Thierry Fiorilli

C’est beau comme la chevalière qui pesait des tonnes d’amour

Thierry Fiorilli Journaliste

Parfois, le ciel annonce un cataclysme mais le vent souffle déjà le chemin à prendre pour en réchapper.

Comme l’autre jour. Vendredi 13. Autant dire qu’ici, on n’en menait pas large. Avec en plus une météo et des infos à précipiter dans la dépression toute La Compagnie créole. Or voilà qu’on tombe, par hasard, sur Un jour dans l’histoire, sur La Première. On y rend hommage à Henri Verneuil, mort il y a 21 ans. Entre évocation, témoignages et interviews d’archives, on y rappelle que c’était un gros bras du cinéma: Le Clan des Siciliens, Un singe en hiver, Week-end à Zuydcoote, Mélodie en sous-sol, I comme Icare, La Vache et le prisonnier, Le Mouton à cinq pattesArrivé d’Arménie à Marseille, à 4 ans, avec «apatride» tamponné sur ses papiers, de son vrai nom Achod Malakian, il a dirigé Claudia Cardinale, Fernandel, Jean Gabin, Lino Ventura, Yves Montand, Alain Delon, Jean-Paul Belmondo, Louis de Funès, Bernard Blier, Philippe Noiret, Henry Fonda, Anthony Quinn, Yul Brynner, Michel Bouquet, Omar Sharif… Du très lourd.

Elle avait cette discrétion qui consiste à ne pas appuyer sur la valeur du cadeau mais sur ce qu’on souhaite qu’il apporte.

A la fin de l’émission, il raconte: «Pendant seize ans, mes parents travaillent dur pour m’envoyer dans les écoles, comme on disait dans le Midi.

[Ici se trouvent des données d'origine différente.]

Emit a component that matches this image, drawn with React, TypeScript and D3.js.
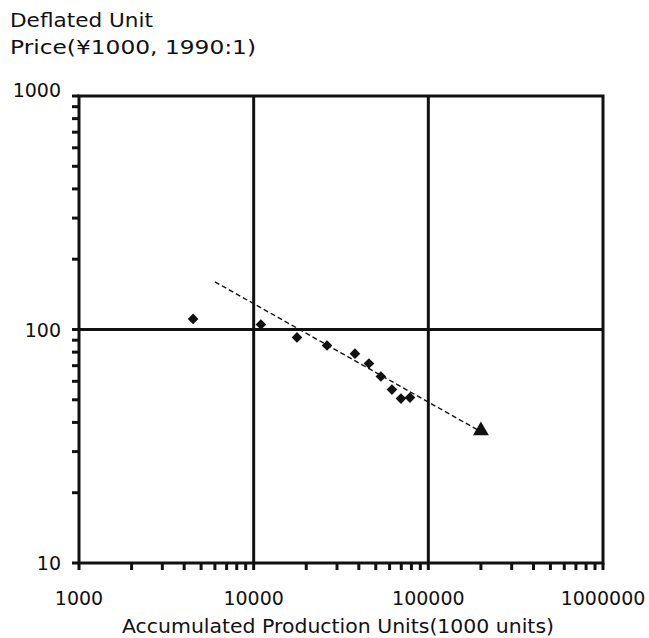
import React from "react";
import * as d3 from "d3";

const xDomain = [1000, 1000000];
const yDomain = [10, 1000];
const xTickLabels = ["1000", "10000", "100000", "1000000"];
const yTickLabels = ["10", "100", "1000"];
const accumUnits = [4500, 11000, 17700, 26300, 38000, 45700, 53500, 61900, 69700, 78500];
const unitPrice = [111, 105, 92.5, 85.4, 78.8, 71.5, 62.9, 55.3, 50.6, 51.1];
const trendX = [6000, 200000];
const trendY = [160, 36.5];
const forecastX = [200000];
const forecastY = [36.5];

const W = 649, H = 638;
const L = 79, R = 603, T = 96, B = 563;
const FONT = "'DejaVu Sans', Arial, sans-serif";

export default function App() {
  const x = d3.scaleLog().domain(xDomain).range([L, R]);
  const y = d3.scaleLog().domain(yDomain).range([B, T]);
  const majorX = xTickLabels.map(Number);
  const majorY = yTickLabels.map(Number);
  const minorX: number[] = [];
  for (let d = 1000; d < 1000000; d *= 10) for (let k = 2; k <= 9; k++) minorX.push(d * k);
  const minorY: number[] = [];
  for (let d = 10; d < 1000; d *= 10) for (let k = 2; k <= 9; k++) minorY.push(d * k);
  const diamond = d3.symbol().type(d3.symbolDiamond2).size(72)();
  const tri = d3.symbol().type(d3.symbolTriangle).size(110)();
  const line = d3.line<number>().x((_, i) => x(trendX[i])).y((_, i) => y(trendY[i]));
  return (
    <svg width={W} height={H} style={{ position: "absolute", left: 0, top: 0, background: "#fff" }} fontFamily={FONT}>
      <text x={10} y={27} fontSize={19} fill="#111" textLength={143} lengthAdjust="spacingAndGlyphs">Deflated Unit</text>
      <text x={10} y={54} fontSize={19} fill="#111" textLength={246} lengthAdjust="spacingAndGlyphs">Price(¥1000, 1990:1)</text>
      {/* grid */}
      {majorX.slice(1, -1).map((v) => (
        <line key={"gx" + v} x1={x(v)} x2={x(v)} y1={T} y2={B} stroke="#111" strokeWidth={3} />
      ))}
      {majorY.slice(1, -1).map((v) => (
        <line key={"gy" + v} x1={L} x2={R} y1={y(v)} y2={y(v)} stroke="#111" strokeWidth={3} />
      ))}
      {/* ticks */}
      {minorX.concat(majorX).map((v) => (
        <line key={"tx" + v} x1={x(v)} x2={x(v)} y1={B} y2={B + 7} stroke="#111" strokeWidth={3} />
      ))}
      {minorY.concat(majorY).map((v) => (
        <line key={"ty" + v} x1={L - 7} x2={L} y1={y(v)} y2={y(v)} stroke="#111" strokeWidth={3} />
      ))}
      <rect x={L} y={T} width={R - L} height={B - T} fill="none" stroke="#111" strokeWidth={3} />
      {/* tick labels */}
      {majorX.map((v, i) => (
        <text key={"lx" + v} x={x(v)} y={605} fontSize={19} textAnchor="middle" fill="#111">{xTickLabels[i]}</text>
      ))}
      {majorY.map((v, i) => (
        <text key={"ly" + v} x={61} y={y(v) + (i === majorY.length - 1 ? 1 : 7)} fontSize={19} textAnchor="end" fill="#111">{yTickLabels[i]}</text>
      ))}
      <text x={338} y={633} fontSize={19} textAnchor="middle" fill="#111" textLength={432} lengthAdjust="spacingAndGlyphs">Accumulated Production Units(1000 units)</text>
      {/* trend */}
      <path d={line([0, 1]) || ""} fill="none" stroke="#111" strokeWidth={1.4} strokeDasharray="5,3" />
      {accumUnits.map((v, i) => (
        <path key={"p" + i} d={diamond || ""} transform={`translate(${x(v)},${y(unitPrice[i])})`} fill="#111" />
      ))}
      {forecastX.map((v, i) => (
        <path key={"f" + i} d={tri || ""} transform={`translate(${x(v)},${y(forecastY[i]) - 1})`} fill="#111" />
      ))}
    </svg>
  );
}
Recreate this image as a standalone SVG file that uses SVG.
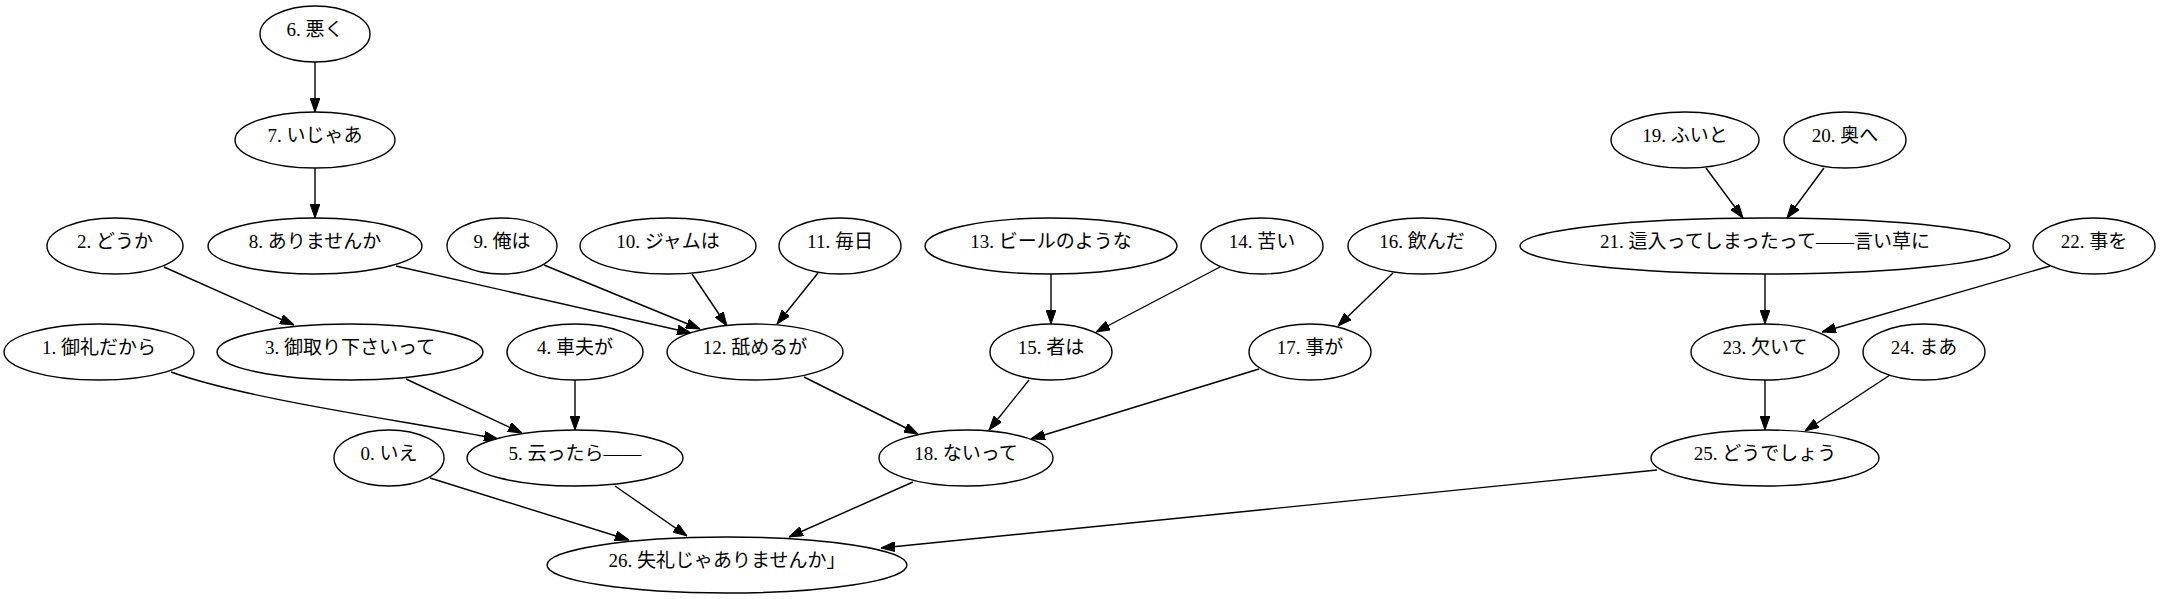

En 1943, je présente le concours d’entrée à l’Ecole des ingénieurs Arts et Métiers d’ Aix. Le résultat sera affiché à 17 heures. Je leur dis que je serai de retour à 20 heures, avec le tram Aix-Marseille de 18 heures (un par heure). A 17 heures, je vois que je suis reçu. Un camarade m’emmène fêter ça. Je ne prends que le tram de 19 heures. A cent mètres de l’arrêt, à Marseille, je vois mon père, qui agitait les bras, d’une façon désespérée, criant: « Ça ne fait rien, tu réussiras l’année prochaine! ». En arrivant à la maison, c’est ma mère: « Tu sais, on ne réussit pas toujours du premier coup. Ne t’inquiète pas. » Je vous passe le dîner qu’on a fait. Ma mère me remet alors une petite boîte en carton. Elle avait cette discrétion qui consiste à ne pas appuyer sur la valeur du cadeau mais sur ce qu’on souhaite qu’il vous apporte: « Que ça te porte bonheur, toujours, etc., etc. » C’était une chevalière, en or véritable comme on dit dans les petites bijouteries. Et hors des moyens de mes parents. J’embrasse ma mère et je m’aperçois qu’elle n’a plus sa grosse alliance, orientale. Coup d’œil sur les doigts de mon père: plus d’alliance non plus. J’ai compris le prix de cette chevalière. Toute petite, dérisoire, mais qui doit peser quelques milliards de tonnes d’amour.»

On les imagine avoir discuté, avant le concours. Avoir décidé, pour le cadeau. Puis avoir cru que le fiston avait raté. On comprend pourquoi cette chevalière ne l’a plus jamais quitté, lui. On pense à tous ces parents, dont les nôtres, qui ont tout fait et font encore tout, pour leurs enfants. A ce qu’on leur doit. A tous ceux qui savent ce qu’ils leur doivent. Qui ne l’oublient pas, jamais. Sans culpabilité. Juste plus forts de quelques milliards de tonnes d’amour.

Et l’allée lumineuse balaie les ombres cataclysmiques. Même si on se demande ce qu’est devenu ce petit bijou, dans tous les sens du terme.